Drive Mount Point Type Size Mount Options Typical Usage Note
sda (512 GB NVMe)   EFI 512 MB     FAT32
  / EXT4 128 GB discard, relatime standard  
  /usr/local EXT4 96 GB discard, relatime, nodev largefile  
  /opt EXT4 96 GB discard, relatime, nodev largefile  
  /home EXT4 remaining discard, relatime, nodev, nosuid standard  
sdb (2 TB spinning)   SWAP 196 GB     128 GB memory
  /var EXT4 256 GB relatime, nodev, nosuid news  
  /tmp EXT4 256 GB relatime, nodev, nosuid, noexec news  
  /data EXT4 remaining relatime, nodev, nosuid, noexec largefile4  
RAID10 /samba EXT4 4 TB relatime, nodev, nosuid, noexec largefile4  
Drive Mount Point Type Size Mount Options Typical Usage Note
sda (2 TB NVMe)   EFI 512 MB     FAT32
    SWAP 128 GB     128 GB memory
  / EXT4 128 GB discard, relatime standard  
  /tmp EXT4 256 GB discard, relatime, nodev, nosuid, noexec news  
  /var EXT4 256 GB discard, relatime, nodev, nosuid news  
  /opt EXT4 256 GB discard, relatime, nodev largefile  
  /usr/local EXT4 256 GB discard, relatime, nodev largefile  
  /home EXT4 remaining discard, relatime, nodev, nosuid standard  
RAID10 /samba EXT4 32 TB relatime, nodev, nosuid, noexec largefile4  

Finally it lets you review the partitions. Scroll to the bottom of the review list, choose Finish partitioning and write changes to disk.

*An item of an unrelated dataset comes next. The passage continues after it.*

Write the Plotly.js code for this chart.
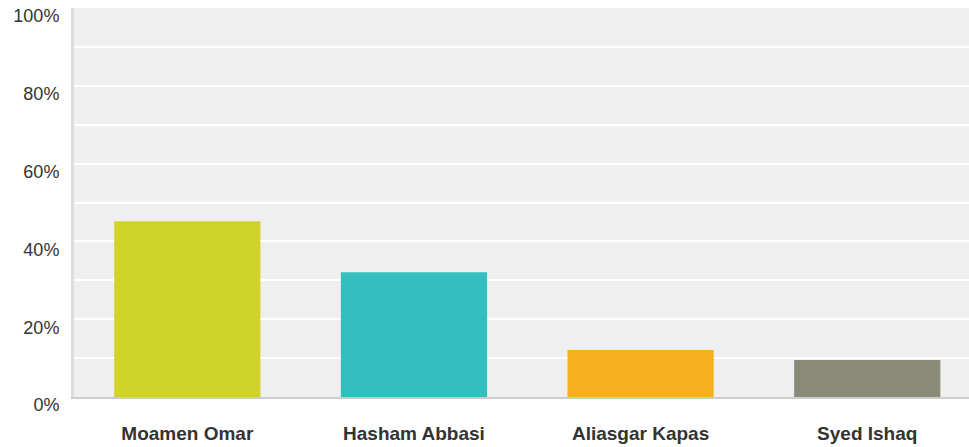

Note one use of the partition mounted at /data (or /stash as shown) is to link to the datasets folder of a project, e.g. /data/<usr>/<project> is linked to ~/Workspace/<project>/datasets.


Go back to Installation

Software RAID

First, let’s talk briefly about hardware RAID. If you have set up RAID in the BIOS and have correctly edited the command Expert install, the RAID should appear here as a single disk. Partition it as if it is a single disk. Again this is for setting up a hardware RAID.

Now software RAID is different from hardware RAID. See the screenshot below for software RAID.

Software RAID is the preferred RAID. There is an option Configure software RAID (the first blue box in the screenshot). Once set, the RAID will appear as a single disk (the second blue box). The third blue box list the disks composing the RAID. Do not touch them.

If you have a previously set software RAID, as the RAID configuration is written on the disks, it should show up here as a single device. You do not need to configure the RAID again. For example, mine just shows up as RAID10 device #0. It is from a previous install.

You can keep the data already on the RAID device. Here is how: Select the partition (not the disk) on the RAID disk. Flip Use as: do not use to Use as: Ext4 journaling file system and Format the partition: no, keep existing data. Set up the mount point and mounting options.

In fact, this applied not only to RAID partitions but also to any partition. Note, even if we keep the existing data, we still need to mount the partition and set the mount options (see the above table). The exception is the swap partition. It is already marked as F (format it) and nothing needs to be done for it.

Go back to Installation

  1. About partitions
  2. What should NOT be on separate partitions
    • The root / has /bin, /etc, /lib and they should be kept on the same partition.
    • Also avoid mounting /usr on a separate partition. Nowadays, the /usr directory has most of the system installed binaries, kernel source tree (e.g. Arch Build Tree), documentations.
  3. Recommended partitions
    • /usr/local installs packages, built by the user (via make install), outside the system’s package manager.
    • /opt installs self-contained packages.
    • /var package cache (note that packages may be executed here, so do not set the no exec flag), spool (for mail, printing), logs.
  4. Useful commands
    • fdisk -l or gdisk -l to list partitions.
    • mkfs to build a Linux file system on a hard disk partition.
    • lsblk to list block devices. It reads the sysfs file to gather the information.
    • less /etc/fstab to view the file system tabs.